- [SET TASK]
Could you copy exactly the lines from the start of the records through the one containing "import plotly.graph_objects as go", both included, and leave out the pictures?

Entries with chart source code:
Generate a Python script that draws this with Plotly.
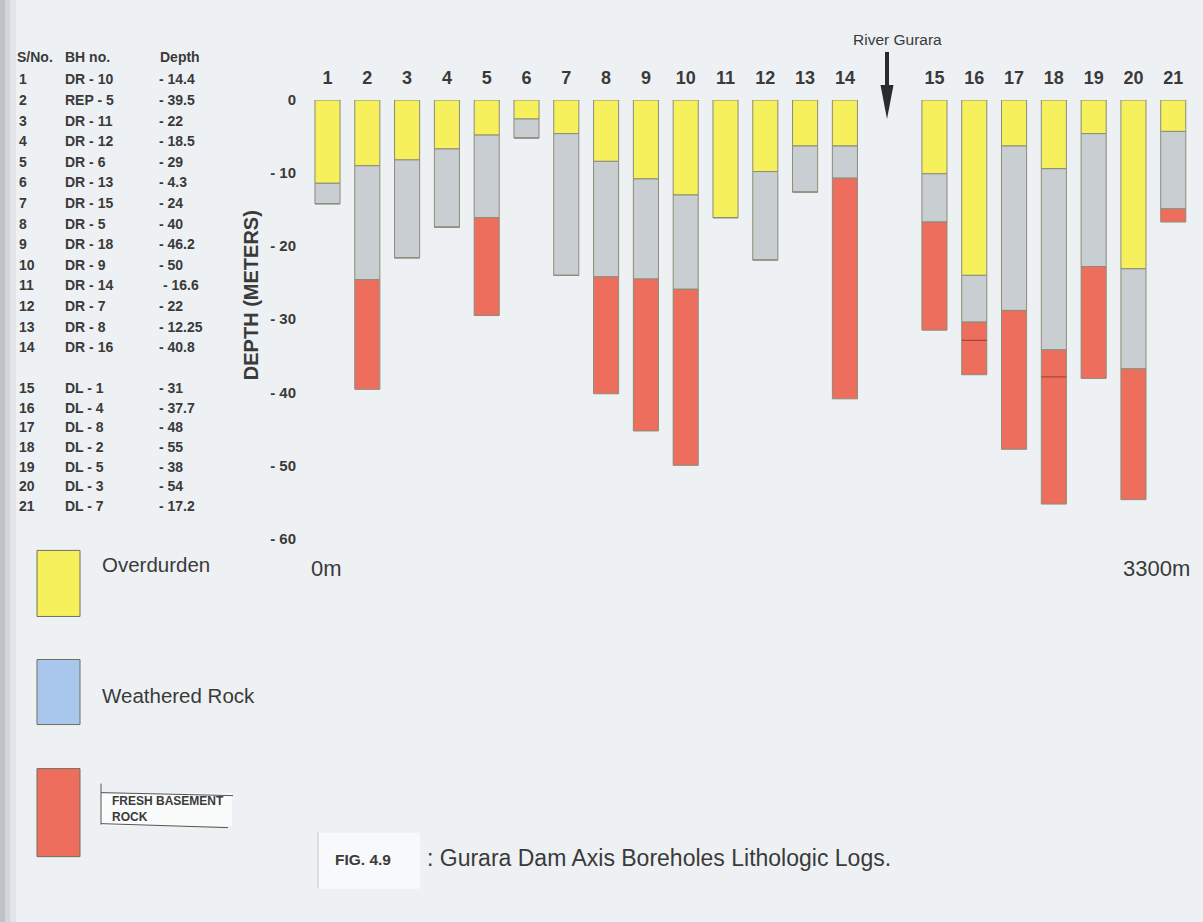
import plotly.graph_objects as go

# ---------------- DATA ----------------
sno = [str(i) for i in range(1, 22)]
bh_no = ["DR - 10", "REP - 5", "DR - 11", "DR - 12", "DR - 6", "DR - 13", "DR - 15",
         "DR - 5", "DR - 18", "DR - 9", "DR - 14", "DR - 7", "DR - 8", "DR - 16",
         "DL - 1", "DL - 4", "DL - 8", "DL - 2", "DL - 5", "DL - 3", "DL - 7"]
depth_text = ["- 14.4", "- 39.5", "- 22", "- 18.5", "- 29", "- 4.3", "- 24", "- 40",
              "- 46.2", "- 50", " - 16.6", "- 22", "- 12.25", "- 40.8",
              "- 31", "- 37.7", "- 48", "- 55", "- 38", "- 54", "- 17.2"]
# relative chainage of each borehole along the dam axis (0m ... 3300m)
bh_position = [1, 2, 3, 4, 5, 6, 7, 8, 9, 10, 11, 12, 13, 14,
               16.25, 17.25, 18.25, 19.25, 20.25, 21.25, 22.25]
river_position = 15.05
# depths (m) of layer bottoms
overburden_bottom = [11.4, 9.0, 8.2, 6.7, 4.8, 2.6, 4.6, 8.4, 10.8, 13.0, 16.1,
                     9.8, 6.3, 6.3, 10.1, 24.0, 6.3, 9.4, 4.6, 23.1, 4.3]
weathered_bottom = [14.2, 24.6, 21.6, 17.4, 16.1, 5.2, 24.0, 24.2, 24.5, 25.9, 16.1,
                    21.9, 12.6, 10.7, 16.7, 30.4, 28.8, 34.2, 22.8, 36.8, 14.9]
total_depth = [14.2, 39.6, 21.6, 17.4, 29.5, 5.2, 24.0, 40.2, 45.3, 50.0, 16.1,
               21.9, 12.6, 40.9, 31.5, 37.6, 47.8, 55.3, 38.1, 54.7, 16.7]
# internal boundaries drawn inside the fresh rock of boreholes 16 and 18
fresh_break_bh = [16, 18]
fresh_break_depth = [32.9, 37.9]
y_ticks = [0, -10, -20, -30, -40, -50, -60]
y_tick_text = ["0", "- 10", "- 20", "- 30", "- 40", "- 50", "- 60"]
legend_labels = ["Overdurden", "Weathered Rock", "FRESH BASEMENT<br>ROCK"]

# ---------------- STYLE / LAYOUT ----------------
W, H = 1203, 922
L, R, T, B = 300, 1195, 100, 552.6
BG = "#EEF1F4"
YEL, GRY, RED, BLU = "#F5F05C", "#C9CED3", "#EE6E5E", "#A9C6EC"
EDGE = "#8C8C78"
TXT = "#3A3A3A"
BAR_W = 0.63
SANS = "Liberation Sans, Arial, sans-serif"


def xp(px):
    return (px - L) / (R - L)


def yp(py):
    return (B - py) / (B - T)


fig = go.Figure()

ob_thick = [-d for d in overburden_bottom]
wr_thick = [-(w - o) for w, o in zip(weathered_bottom, overburden_bottom)]
fr_thick = [-(t - w) for t, w in zip(total_depth, weathered_bottom)]

for name, base, vals, col in [
    ("Overburden", [0] * 21, ob_thick, YEL),
    ("Weathered Rock", [-o for o in overburden_bottom], wr_thick, GRY),
    ("Fresh Basement Rock", [-w for w in weathered_bottom], fr_thick, RED),
]:
    fig.add_trace(go.Bar(
        x=bh_position, y=vals, base=base, width=BAR_W, name=name,
        marker=dict(color=col, line=dict(color=EDGE, width=1)),
        showlegend=False, hoverinfo="skip"))

bx, by = [], []
for bh, d in zip(fresh_break_bh, fresh_break_depth):
    p = bh_position[bh - 1]
    bx += [p - BAR_W / 2, p + BAR_W / 2, None]
    by += [-d, -d, None]
fig.add_trace(go.Scatter(x=bx, y=by, mode="lines", line=dict(color="#A0473C", width=1.2),
                         showlegend=False, hoverinfo="skip"))

x_unit = 39.8
x0 = 1 - (327.5 - L) / x_unit
x1 = x0 + (R - L) / x_unit

fig.update_layout(
    width=W, height=H, paper_bgcolor=BG, plot_bgcolor=BG,
    margin=dict(l=L, r=W - R, t=T, b=H - B, autoexpand=False),
    barmode="overlay", showlegend=False,
    font=dict(family=SANS, color=TXT),
    xaxis=dict(range=[x0, x1], side="top", tickvals=bh_position, ticktext=sno,
               showgrid=False, zeroline=False, showline=False, ticks="",
               tickfont=dict(size=18, weight="bold", color=TXT), ticklabelstandoff=11),
    yaxis=dict(range=[-62, 0], tickvals=y_ticks, ticktext=y_tick_text,
               showgrid=False, zeroline=False, showline=False, ticks="",
               tickfont=dict(size=15, weight="bold", color=TXT), ticklabelstandoff=3),
)

ann = []
shapes = []


def text(px, py, s, size, bold=False, anchor="left", color=TXT, angle=0):
    ann.append(dict(x=xp(px), y=yp(py), xref="paper", yref="paper", text=s, showarrow=False,
                    xanchor=anchor, yanchor="middle", textangle=angle, align="left",
                    font=dict(size=size, color=color, family=SANS,
                              weight="bold" if bold else "normal")))


# table
text(15, 57, "S/No.", 14, True)
text(63, 57, "BH no.", 14, True)
text(158, 57, "Depth", 14, True)
row_y = [79.3 + 20.6 * i for i in range(14)] + [388 + 19.6 * i for i in range(7)]
for i in range(21):
    text(17, row_y[i], sno[i], 14, True)
    text(63, row_y[i], bh_no[i], 14, True)
    text(157, row_y[i], depth_text[i], 14, True)

# axis title
text(251, 295, "DEPTH (METERS)", 20, True, anchor="center", angle=-90)

# distance labels
text(309, 568, "0m", 22)
text(1192, 568, "3300m", 22, anchor="right")

# river
text(897, 40, "River Gurara", 15.5, anchor="center")
shapes.append(dict(type="rect", xref="paper", yref="paper",
                   x0=xp(885), x1=xp(889), y0=yp(88), y1=yp(52),
                   fillcolor="#2B2B2B", line=dict(width=0)))
shapes.append(dict(type="path", xref="paper", yref="paper",
                   path=f"M {xp(880.5)} {yp(85)} L {xp(893.5)} {yp(85)} L {xp(887)} {yp(119)} Z",
                   fillcolor="#2B2B2B", line=dict(width=0)))

# legend
for (y0, y1), col in zip([(550, 616), (659, 724), (768, 856)], [YEL, BLU, RED]):
    shapes.append(dict(type="rect", xref="paper", yref="paper",
                       x0=xp(37), x1=xp(80), y0=yp(y1), y1=yp(y0),
                       fillcolor=col, line=dict(color="#707060", width=1)))
text(100, 564, legend_labels[0], 20.5)
text(100, 695, legend_labels[1], 20.5)
shapes.append(dict(type="rect", xref="paper", yref="paper",
                   x0=xp(101), x1=xp(232), y0=yp(825), y1=yp(793),
                   fillcolor="#FAFBFB", line=dict(width=0)))
for (ax0, ay0, ax1, ay1) in [(101, 783, 101, 824), (101, 792, 233, 795), (101, 823, 228, 827)]:
    shapes.append(dict(type="line", xref="paper", yref="paper",
                       x0=xp(ax0), y0=yp(ay0), x1=xp(ax1), y1=yp(ay1),
                       line=dict(color="#555555", width=1)))
text(110, 808, legend_labels[2], 12, True)

# caption
shapes.append(dict(type="rect", xref="paper", yref="paper",
                   x0=xp(318), x1=xp(420), y0=yp(888), y1=yp(832),
                   fillcolor="#F8F9FA", line=dict(width=0)))
shapes.append(dict(type="line", xref="paper", yref="paper",
                   x0=xp(318), x1=xp(318), y0=yp(888), y1=yp(832),
                   line=dict(color="#C4C4C4", width=1)))
text(333, 859, "FIG. 4.9", 15.5, True)
text(425, 857, ": Gurara Dam Axis Boreholes Lithologic Logs.", 23)

# scanned page left-edge shading
for (a, b_, c) in [(0, 5, "#BFC3C7"), (5, 10, "#D2D5D9"), (10, 16, "#E2E5E8")]:
    shapes.append(dict(type="rect", xref="paper", yref="paper", layer="below",
                       x0=xp(a), x1=xp(b_), y0=yp(H), y1=yp(0),
                       fillcolor=c, line=dict(width=0)))

fig.update_layout(annotations=ann, shapes=shapes)
fig.write_html("out.html", config={"displayModeBar": False},
               post_script="document.body.style.margin='0';"
                           "document.body.style.background='#EEF1F4';")
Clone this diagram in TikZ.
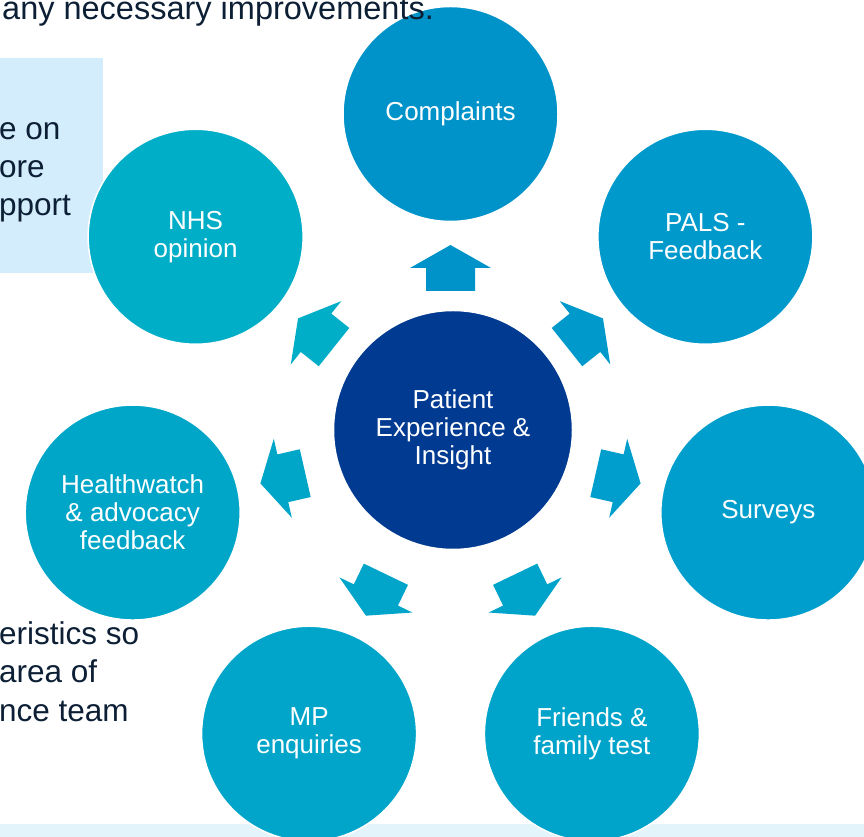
\documentclass[tikz,border=0pt]{standalone}
\usepackage{fontspec}
\setmainfont{Liberation Sans}
\usepackage{xcolor}
\usepackage{tikz}

\definecolor{hubblue}{HTML}{003A91}
\definecolor{blueA}{HTML}{0093C9}
\definecolor{blueB}{HTML}{0099CC}
\definecolor{blueC}{HTML}{009ECC}
\definecolor{tealA}{HTML}{00A3C9}
\definecolor{tealB}{HTML}{00A5C9}
\definecolor{tealC}{HTML}{00A6C8}
\definecolor{tealD}{HTML}{00AEC7}
\definecolor{boxblue}{HTML}{D3EDFD}
\definecolor{stripblue}{HTML}{E3F4FA}
\definecolor{inkblue}{HTML}{0C1F35}

\tikzset{
  bubble/.style={circle,draw=white,line width=1.5pt,minimum size=215pt,inner sep=0pt,
    text=white,align=center,font=\fontsize{26}{28}\selectfont},
  sidetext/.style={anchor=base west,inner sep=0pt,text=inkblue,font=\fontsize{31.5}{38}\selectfont}
}

\begin{document}
\begin{tikzpicture}[x=1pt,y=1pt]
\useasboundingbox (0,0) rectangle (864,837);
\clip (0,0) rectangle (864,837);
  \fill[boxblue] (0,564) rectangle (103,779);
  \fill[stripblue] (0,0) rectangle (864,13);
  \coordinate (ring) at (450.5,397);
  % arrows and the seven sources round the ring
  \foreach \a/\col/\nm/\txt in {90/blueA/compl/Complaints,
      38.57/blueB/pals/{PALS -\\Feedback},
      -12.86/blueC/surv/Surveys,
      -64.29/tealA/fft/{Friends \&\\family test},
      -115.71/tealB/mp/{MP\\enquiries},
      192.86/tealC/hwatch/{Healthwatch\\\& advocacy\\feedback},
      141.43/tealD/nhs/{NHS\\opinion}}
  {
    \begin{scope}[shift={(ring)},rotate=\a]
      \fill[\col] (149,-24.5) -- (172,-24.5) -- (172,-40.5) -- (195,0)
        -- (172,40.5) -- (172,24.5) -- (149,24.5) -- cycle;
    \end{scope}
    \path (ring) ++(\a:326) node[bubble,fill=\col] (\nm) {\txt};
  }
  \node[bubble,fill=hubblue,minimum size=239pt] (hub) at (453,407)
    {Patient\\Experience \&\\Insight};
  % cut-off slide text
  \node[sidetext,font=\fontsize{32.5}{38}\selectfont] (top) at (2,817) {any necessary improvements.};
  \node[sidetext] (l1) at (-1,697) {e on};
  \node[sidetext] (l2) at (-1,659) {ore};
  \node[sidetext] (l3) at (-1,621) {pport};
  \node[sidetext] (b1) at (-1,192) {eristics so};
  \node[sidetext] (b2) at (-1,154) {area of};
  \node[sidetext] (b3) at (-1,115) {nce team};
\end{tikzpicture}
\end{document}
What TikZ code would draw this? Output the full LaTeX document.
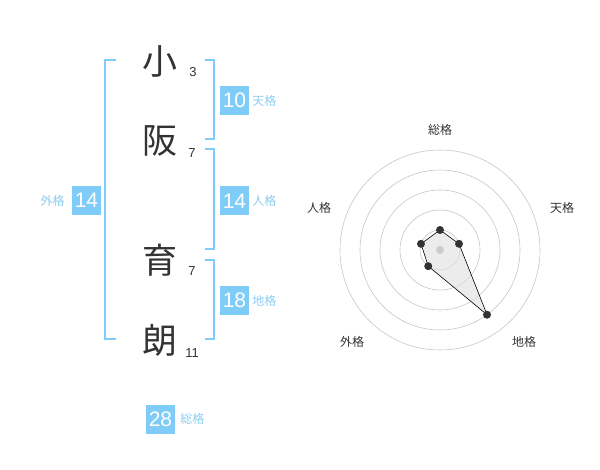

- [THE RESULT]
Generate a Python script that draws this with Plotly.
import plotly.graph_objects as go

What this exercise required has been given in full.